The entirety of the Japanese language consists of a finite set of vowel or consonant-vowel combination sounds. There is a total of only 139 sounds in the enirety of the Japanese language and they can all be spelled out using the Japanese Hiragana alphabet seen below.
(Click here for a high resolution version of the Hiragana table for printing or classroom use.)
All Japanese words, including those which are written with complex Chinese kanji characters (漢字), can be spelled out with the Hiragana alphabet characters above. Haiku’s 5-7-5 pattern derives from how many Hiragana sounds are needed to write out each line.

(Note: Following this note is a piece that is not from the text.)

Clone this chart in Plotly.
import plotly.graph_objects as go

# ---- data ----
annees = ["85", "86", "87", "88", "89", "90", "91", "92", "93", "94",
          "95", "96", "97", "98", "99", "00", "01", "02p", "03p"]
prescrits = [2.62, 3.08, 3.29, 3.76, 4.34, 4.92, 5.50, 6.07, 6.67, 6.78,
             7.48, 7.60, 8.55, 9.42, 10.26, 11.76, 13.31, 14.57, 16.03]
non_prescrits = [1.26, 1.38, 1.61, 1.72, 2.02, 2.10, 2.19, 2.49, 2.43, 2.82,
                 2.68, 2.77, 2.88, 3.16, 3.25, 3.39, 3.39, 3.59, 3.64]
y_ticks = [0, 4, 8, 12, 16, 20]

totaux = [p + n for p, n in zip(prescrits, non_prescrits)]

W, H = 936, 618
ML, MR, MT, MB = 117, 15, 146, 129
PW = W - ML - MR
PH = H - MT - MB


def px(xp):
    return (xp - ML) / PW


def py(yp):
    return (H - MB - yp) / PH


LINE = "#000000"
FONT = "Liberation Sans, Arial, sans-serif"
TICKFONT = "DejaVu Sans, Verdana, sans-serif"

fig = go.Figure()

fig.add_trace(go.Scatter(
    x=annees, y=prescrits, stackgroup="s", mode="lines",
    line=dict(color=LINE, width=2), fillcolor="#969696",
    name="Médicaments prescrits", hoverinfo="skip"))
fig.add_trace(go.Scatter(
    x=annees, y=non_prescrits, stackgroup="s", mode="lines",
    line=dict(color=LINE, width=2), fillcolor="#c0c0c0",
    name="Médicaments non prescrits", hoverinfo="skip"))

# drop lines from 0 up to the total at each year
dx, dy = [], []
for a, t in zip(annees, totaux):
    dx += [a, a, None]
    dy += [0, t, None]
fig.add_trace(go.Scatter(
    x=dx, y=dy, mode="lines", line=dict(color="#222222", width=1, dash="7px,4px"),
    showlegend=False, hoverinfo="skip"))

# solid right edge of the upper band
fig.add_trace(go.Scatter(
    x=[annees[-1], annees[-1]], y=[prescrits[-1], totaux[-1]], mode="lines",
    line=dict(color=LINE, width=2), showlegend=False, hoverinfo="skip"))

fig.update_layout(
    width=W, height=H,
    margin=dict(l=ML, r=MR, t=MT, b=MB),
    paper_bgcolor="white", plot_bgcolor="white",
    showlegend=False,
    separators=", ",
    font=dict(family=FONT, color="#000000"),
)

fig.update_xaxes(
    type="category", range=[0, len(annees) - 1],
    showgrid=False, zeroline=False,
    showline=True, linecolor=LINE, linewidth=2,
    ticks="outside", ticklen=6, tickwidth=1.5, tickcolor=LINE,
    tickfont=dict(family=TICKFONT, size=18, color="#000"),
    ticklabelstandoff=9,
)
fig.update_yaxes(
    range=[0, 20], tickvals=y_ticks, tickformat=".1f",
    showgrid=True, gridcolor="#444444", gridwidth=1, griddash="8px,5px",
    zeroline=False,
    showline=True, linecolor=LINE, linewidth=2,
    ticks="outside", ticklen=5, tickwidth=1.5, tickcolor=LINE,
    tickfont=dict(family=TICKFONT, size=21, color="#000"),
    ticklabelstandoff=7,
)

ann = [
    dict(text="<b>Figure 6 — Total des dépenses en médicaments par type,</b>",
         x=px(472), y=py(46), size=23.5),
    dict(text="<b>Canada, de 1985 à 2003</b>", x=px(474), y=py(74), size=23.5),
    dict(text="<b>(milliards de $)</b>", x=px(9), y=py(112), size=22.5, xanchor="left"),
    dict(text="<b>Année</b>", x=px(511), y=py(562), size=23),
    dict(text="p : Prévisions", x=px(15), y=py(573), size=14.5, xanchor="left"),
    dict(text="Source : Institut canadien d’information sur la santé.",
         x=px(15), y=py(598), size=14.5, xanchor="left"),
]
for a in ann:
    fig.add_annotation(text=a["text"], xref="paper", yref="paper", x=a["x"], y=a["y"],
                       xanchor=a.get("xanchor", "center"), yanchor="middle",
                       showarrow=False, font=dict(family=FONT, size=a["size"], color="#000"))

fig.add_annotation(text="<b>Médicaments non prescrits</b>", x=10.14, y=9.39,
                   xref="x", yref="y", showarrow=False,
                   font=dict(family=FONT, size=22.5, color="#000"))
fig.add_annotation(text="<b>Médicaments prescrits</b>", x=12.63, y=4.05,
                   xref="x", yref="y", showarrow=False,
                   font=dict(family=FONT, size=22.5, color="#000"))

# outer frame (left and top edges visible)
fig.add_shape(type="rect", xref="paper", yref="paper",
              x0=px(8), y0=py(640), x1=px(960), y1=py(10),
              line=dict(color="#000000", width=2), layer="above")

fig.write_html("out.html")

Where Japanese phonetics differ from English is that adjacent sounds never combine and each Hiragana is pronounced with the same time duration making it not quite line up with the way English speakers see syllables in words. For example, the word ‘haiku’ is spelled out with three Hiragana sounds: ha-i-ku (はいく) but only two syllables (hai-ku), to English ears. Other well known Japanese words that we miscount syllables on are the city names of Tokyo and Sapporo. We hear these as three syllables (To-ky-o and Sap-po-ro) but they are both actually four Hiragana sounds (とうきょう or To-u-kyo-u and さっぽろ or Sa-p-po-ro.) In Sapporo you can see the effect of the small ‘tsu’ (っ), which doubles the following ‘p’. This is a distinct sound to the Japanese but one that English ears are blind to.

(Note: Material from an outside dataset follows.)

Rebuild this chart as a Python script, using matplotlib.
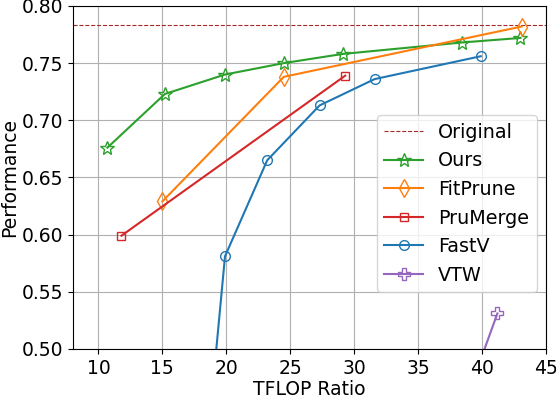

Because of this difference in the way the two languages interpret their basic units of sound (Hiragana for Japanese and syllables for English), you can ask if it is really meaningful to adhere to a strict 5-7-5 syllable pattern when writing haiku poems in English? Perhaps it’s better to focus on the other distinguishing characteristics, namely their invocation of natural imagery and simplicity which invites the listener to imagine.
Final rays …
Marion Clarke/UK, NHK Haiku Masters
Japan’s national broadcast station NHK has a series called Haiku Masters where they invite people to submit haiku in English. Above is the haiku of the month for 12/2016. It, like many others, doesn’t follow the 5-7-5 format but instead focuses on the more meaningful aspects of haiku. Phonetic pattern, rhythm, and rhyme in poetry is something the English world focuses on somewhat more than other languages. The frequent explanation of haiku being 5-7-5 syllable poems above being described as the invocation of natural imagery and the reader’s imagination speaks to this.
If you’ve ever wanted to write haiku but have difficulty adhering to 5-7-5 give it a try without being so strict about the form and you might create something small but full of beauty like the haiku by Marion Clarke above which makes us think about bees and how they live their short lives to fullest.
* The haku by Matsuo Bashou at the very top of this post is a well known haiku and has been translated hundreds of times. The Japanese language doesn’t apply a plural form to nouns so it’s linguistically not specified if the author was thinking of one frog or many. Haiku is meant to invoke images of nature and is intentionally simple to invite the reader to use their imagination. Only about one out of every two dozen or so translations of this haiku uses plural “frogs.” To me plural “frogs” invokes a stronger feeling of being in a place full of nature. It reminds me of a frog filled lake outside of my hometown that my departed grandmother and I used to visit during summers when I was young. Since I placed this haiku early in the article prior to any explanation I did stick to 5-7-5 syllables but would have preferred to have written the second line “a frog goes bounding in” rather than “into” if I wasn’t adhering to 5-7-5.